This content is from: Local Insights

Slovak Republic: Bank secrecy – still alive?

Daniel FutejCyril Hric
The Slovak banking sector has faced new challenges in recent months resulting from international and European measures against tax fraud and tax evasion. As complexity increases, the need for more intensive cooperation in tax matters among jurisdictions becomes necessary. Slovak tax authorities need to have control over the proper fulfilment of tax obligations, with effective exchange of information on a European and international level. This topic has been discussed extensively over the past years on an EU and OECD (Organisation for Economic Co-operation and Development) level. The reason for such discussions is mainly down to increasing: (i) mobility of taxpayers; (ii) cross-border transactions; and of (iii) internationalisation of financial instruments. Such development requires effective measures beyond the powers of control at a national level, as respective states cannot manage their internal taxation systems (especially for direct taxation) without receiving information from other states.

The efforts of recent months has resulted in the adoption of: (i) the Multilateral Competent Authority Agreement on the implementation of the global standard for the automatic exchange of financial account information at the OECD's Global Forum on Transparency and Exchange of Information for Tax Purposes (MCA Agreement); and (ii) a political agreement on a revised version Directive 2011/16/EU on administrative cooperation in the field of taxation (DAC).

On October 29 2014, the OECD announced that 98 countries were committed to the automatic exchange of information under the OECD's common reporting standard (CRS) model. In addition, 51 countries have signed a Multilateral Competent Authority Agreement under which Slovakia, as well as majority of other participating jurisdictions, committed to commencing such automatic exchange in 2017 (for taxable periods as of January 1 2016).
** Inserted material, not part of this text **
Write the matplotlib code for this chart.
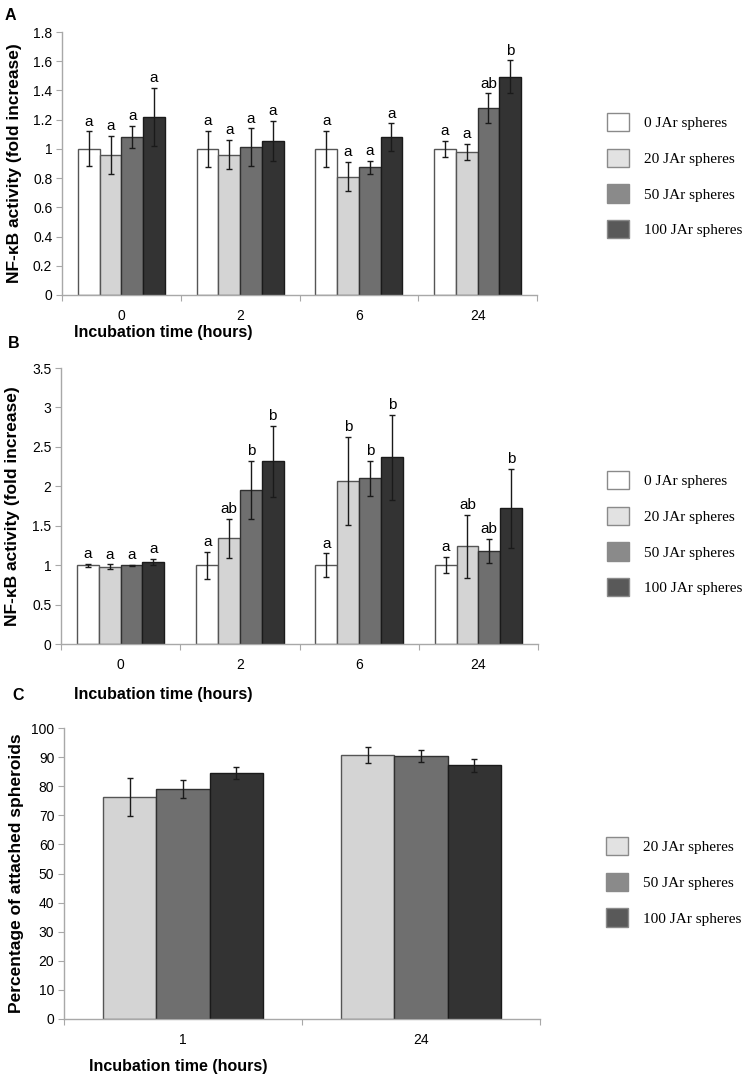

A milestone in the automatic exchange of information at the EU level was the adoption of Directive 2011/16/EU on administrative cooperation in the field of taxation. The directive was transposed in the Slovak Republic by the adoption of Law 442/2012 Coll on International Assistance and Cooperation in Tax Administration. The Law requires a mandatory automatic exchange of information on respective categories of income – income from employment, directors' fees, life insurance products, pensions, and ownership of and income from immovable property.

On October 16 2014, the European Union Economic and Financial Affairs Council (Ecofin) announced a revised wording of the Directive on Administrative Cooperation in the field of taxation between EU member states. The revised DAC essentially extends the scope of information to be automatically exchanged between member state tax administrations. Now the subject of automatic exchange of information will also consist of interest, dividends and other income, as well as account balances and sales proceeds from financial assets. The Directive will ensure a common approach by all member states for effective implementation of the global standard for automatic information exchange issued by the OECD.
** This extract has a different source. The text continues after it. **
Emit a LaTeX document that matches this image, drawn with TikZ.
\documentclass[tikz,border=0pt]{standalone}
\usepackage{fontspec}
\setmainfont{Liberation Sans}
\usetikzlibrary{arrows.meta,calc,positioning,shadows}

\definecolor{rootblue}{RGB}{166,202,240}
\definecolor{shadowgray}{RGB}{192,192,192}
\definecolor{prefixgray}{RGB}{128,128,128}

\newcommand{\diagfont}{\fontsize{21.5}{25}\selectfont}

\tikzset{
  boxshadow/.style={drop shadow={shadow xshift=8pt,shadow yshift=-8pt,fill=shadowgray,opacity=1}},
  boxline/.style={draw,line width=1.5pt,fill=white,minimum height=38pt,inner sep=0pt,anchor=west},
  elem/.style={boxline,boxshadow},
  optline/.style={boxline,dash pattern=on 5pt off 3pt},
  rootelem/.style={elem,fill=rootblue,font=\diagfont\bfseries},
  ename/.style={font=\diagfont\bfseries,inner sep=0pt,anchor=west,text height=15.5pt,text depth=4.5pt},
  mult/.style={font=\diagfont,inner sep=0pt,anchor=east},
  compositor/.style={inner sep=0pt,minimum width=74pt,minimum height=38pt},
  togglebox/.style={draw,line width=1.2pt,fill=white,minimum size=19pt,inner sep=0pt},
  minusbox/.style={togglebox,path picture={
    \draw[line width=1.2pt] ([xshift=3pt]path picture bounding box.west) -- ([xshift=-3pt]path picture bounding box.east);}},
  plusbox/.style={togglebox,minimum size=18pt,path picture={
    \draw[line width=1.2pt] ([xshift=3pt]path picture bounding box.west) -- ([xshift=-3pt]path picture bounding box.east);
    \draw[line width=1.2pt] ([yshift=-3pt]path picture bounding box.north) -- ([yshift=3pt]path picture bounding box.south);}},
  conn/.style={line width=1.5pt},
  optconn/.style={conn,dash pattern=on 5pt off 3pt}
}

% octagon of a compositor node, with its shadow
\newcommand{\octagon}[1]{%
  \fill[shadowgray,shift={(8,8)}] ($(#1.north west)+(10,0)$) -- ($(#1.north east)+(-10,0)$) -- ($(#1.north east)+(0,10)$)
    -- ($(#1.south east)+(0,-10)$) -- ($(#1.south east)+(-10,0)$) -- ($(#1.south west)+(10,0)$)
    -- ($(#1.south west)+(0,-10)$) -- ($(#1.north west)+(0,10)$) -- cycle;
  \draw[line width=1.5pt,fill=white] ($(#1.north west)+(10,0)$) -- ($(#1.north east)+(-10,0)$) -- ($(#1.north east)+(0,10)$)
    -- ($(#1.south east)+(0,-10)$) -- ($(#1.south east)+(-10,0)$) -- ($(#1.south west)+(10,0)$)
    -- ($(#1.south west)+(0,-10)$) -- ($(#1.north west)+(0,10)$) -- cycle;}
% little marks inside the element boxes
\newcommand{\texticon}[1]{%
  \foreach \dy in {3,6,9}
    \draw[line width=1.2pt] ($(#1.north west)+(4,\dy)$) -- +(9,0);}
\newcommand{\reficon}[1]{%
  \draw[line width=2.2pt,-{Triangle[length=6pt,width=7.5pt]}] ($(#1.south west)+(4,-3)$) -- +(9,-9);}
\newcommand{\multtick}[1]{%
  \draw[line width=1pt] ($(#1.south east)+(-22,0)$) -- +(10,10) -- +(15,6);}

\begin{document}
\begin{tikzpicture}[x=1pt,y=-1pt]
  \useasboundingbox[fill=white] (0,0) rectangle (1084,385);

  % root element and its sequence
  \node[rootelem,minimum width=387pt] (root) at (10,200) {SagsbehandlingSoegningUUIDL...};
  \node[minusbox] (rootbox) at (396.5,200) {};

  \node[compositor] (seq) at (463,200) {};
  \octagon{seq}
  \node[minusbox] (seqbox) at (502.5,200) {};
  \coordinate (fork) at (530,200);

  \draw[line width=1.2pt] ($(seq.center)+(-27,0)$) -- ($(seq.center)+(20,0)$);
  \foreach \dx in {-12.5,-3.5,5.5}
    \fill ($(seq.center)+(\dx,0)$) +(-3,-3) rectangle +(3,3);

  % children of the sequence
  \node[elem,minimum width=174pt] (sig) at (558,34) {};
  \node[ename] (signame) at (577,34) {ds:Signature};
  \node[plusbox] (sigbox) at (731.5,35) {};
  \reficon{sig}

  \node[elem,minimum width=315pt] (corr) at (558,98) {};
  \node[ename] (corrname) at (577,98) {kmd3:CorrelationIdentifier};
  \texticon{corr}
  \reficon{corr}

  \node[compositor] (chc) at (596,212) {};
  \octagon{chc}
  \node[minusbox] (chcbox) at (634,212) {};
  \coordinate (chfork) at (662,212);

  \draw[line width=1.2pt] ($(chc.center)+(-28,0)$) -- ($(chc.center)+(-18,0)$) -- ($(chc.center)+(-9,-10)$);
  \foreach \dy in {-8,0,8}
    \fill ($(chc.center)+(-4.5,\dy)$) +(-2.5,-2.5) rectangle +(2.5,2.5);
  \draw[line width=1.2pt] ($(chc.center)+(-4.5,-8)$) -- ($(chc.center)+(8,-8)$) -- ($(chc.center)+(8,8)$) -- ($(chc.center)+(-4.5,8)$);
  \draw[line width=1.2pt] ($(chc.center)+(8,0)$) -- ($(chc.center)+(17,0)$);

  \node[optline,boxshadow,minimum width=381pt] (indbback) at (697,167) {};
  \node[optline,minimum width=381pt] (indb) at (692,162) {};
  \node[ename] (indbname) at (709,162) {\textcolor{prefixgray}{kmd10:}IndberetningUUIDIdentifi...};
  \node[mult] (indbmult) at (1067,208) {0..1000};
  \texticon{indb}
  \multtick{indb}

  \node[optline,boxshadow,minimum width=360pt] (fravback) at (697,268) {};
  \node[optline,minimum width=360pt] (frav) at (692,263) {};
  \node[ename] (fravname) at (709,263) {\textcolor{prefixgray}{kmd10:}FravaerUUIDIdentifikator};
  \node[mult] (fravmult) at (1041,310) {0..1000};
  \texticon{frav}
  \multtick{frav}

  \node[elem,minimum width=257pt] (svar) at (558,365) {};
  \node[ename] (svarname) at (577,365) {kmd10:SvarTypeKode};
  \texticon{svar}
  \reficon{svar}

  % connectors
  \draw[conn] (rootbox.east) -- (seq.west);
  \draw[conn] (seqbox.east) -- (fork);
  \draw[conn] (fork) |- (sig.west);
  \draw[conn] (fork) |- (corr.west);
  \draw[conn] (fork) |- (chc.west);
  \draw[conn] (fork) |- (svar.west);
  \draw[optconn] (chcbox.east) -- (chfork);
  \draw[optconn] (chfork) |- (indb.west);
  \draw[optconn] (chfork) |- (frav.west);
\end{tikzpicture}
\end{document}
Under the revised DAC, Slovakia will be engaged to adopt respective laws and regulations to comply with the new wording of the DAC. The point directly affecting bank secrecy is that under respective laws implementing the revised DAC and CRS, Slovakia (and other participating states) will need to require the collection of a wider range of information from financial institutions. Subsequently, Slovak banks and other financial institutions should take steps to understand the key obligations resulting from the DAC and CRS as well as implement reporting and due diligence rules for financial account information.

Where at the EU level, the revised DAC may have an impact on the future of the EU Savings Directive, in the Slovak Republic there is another issue pending: the announcement of and disclosure of the ultimate beneficial owners of companies (not only for tax purposes). The government has declared its aim that offshore companies whose owner is unclear may not participate in public tenders. In this respect, the law amending the Public Procurement Act was adopted, which prohibits the participation in public procurement to companies: (i) which have a registered seat in the state, the laws of which do not allow to evidence which individuals held at least 10% direct or indirect share in such company (qualified share); (ii) in which the individuals having qualified shares have residence in a state, under the laws of which the evidence on such a qualified share is not possible; (iii) in which the qualified share is held by public officials.

Before amending the Public Procurement Act, there were also efforts to require the disclosure of beneficial owners of health insurance companies. However, at this stage there is no further development on this issue.